Which all means there is reason to feel good about wearing this collection, inspired by female profiles in courage, from the goddess Athena, to the 17th-century German botanist Maria Sibylla Merian, Josephine Baker and the Kurdish freedom fighters.

Not that you needed any added reason, because Hearst’s clothes were beautiful. Using more handcraft than she ever has, she explored a more earthy aesthetic than in past outings, and the result felt more warm and accessible, too.

Details like macramé leather netting and fringe and contrast blanket stitching added extra oomph to the designer’s precision-tailored trench coats and pantsuits in silk wool or linen.

Hearst’s own print fabric remnants were spun into silk cording for a braided dress that was a wearable take on upcycling, and geodes were suspended in crochet casing at the neckline of a navy pleated poplin halter dress that was the stuff of bohemian dreams.

Hearst let loose with her use of color, showing a billowy sunflower silk cotton dress with smocking detail, and another in a vivid color block, worn with a geode belt, that looked like the kind of things one would live in all summer.

No afterthought, shoes are becoming a bigger part of her business, and all the sandals with rope details looked fresh. On the handbag front, she encased her best-selling leather Nina bag (loved by Meghan Markle) in a colorful striped cashmere cozy with a shoulder strap, creating a covetable twofer.

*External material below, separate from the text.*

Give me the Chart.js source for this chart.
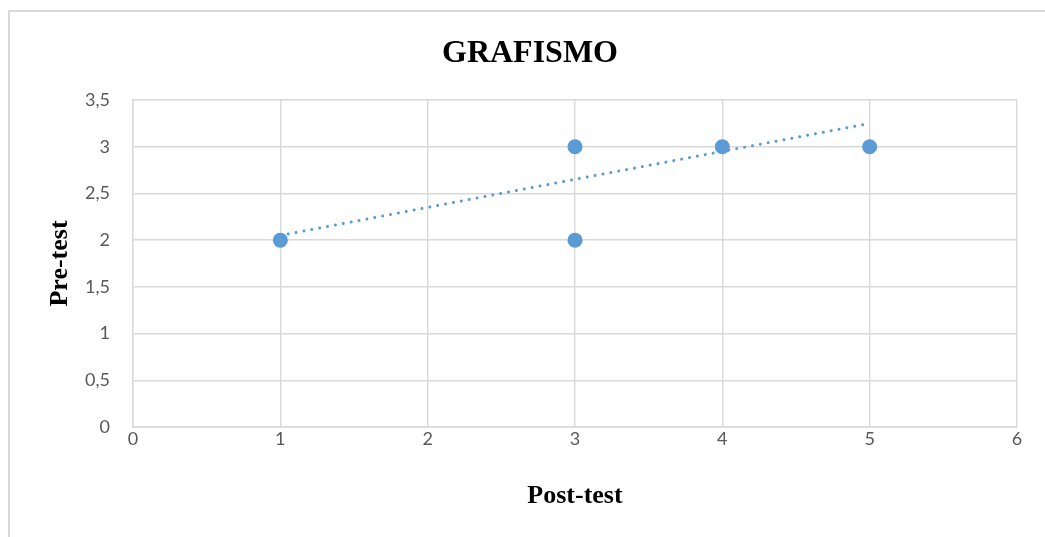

And speaking of business, Hearst is traveling to London this week to open her first European store, designed by star-architect Norman Foster using sustainable materials. “We e-mailed him asking to recommend a young architect, and he said, why not me?” she recalled, adding that the boutique has reclaimed wood floors and furniture, linen (rather than cotton) curtains and more. “It was a cool exercise in how you can build a retail environment that’s still luxury, and makes you desire, but is made for the reality we are living today,” she said of the 2,000-square-foot space opening next to Claridge’s. “I like the association with high service — that’s what we do, provide service.”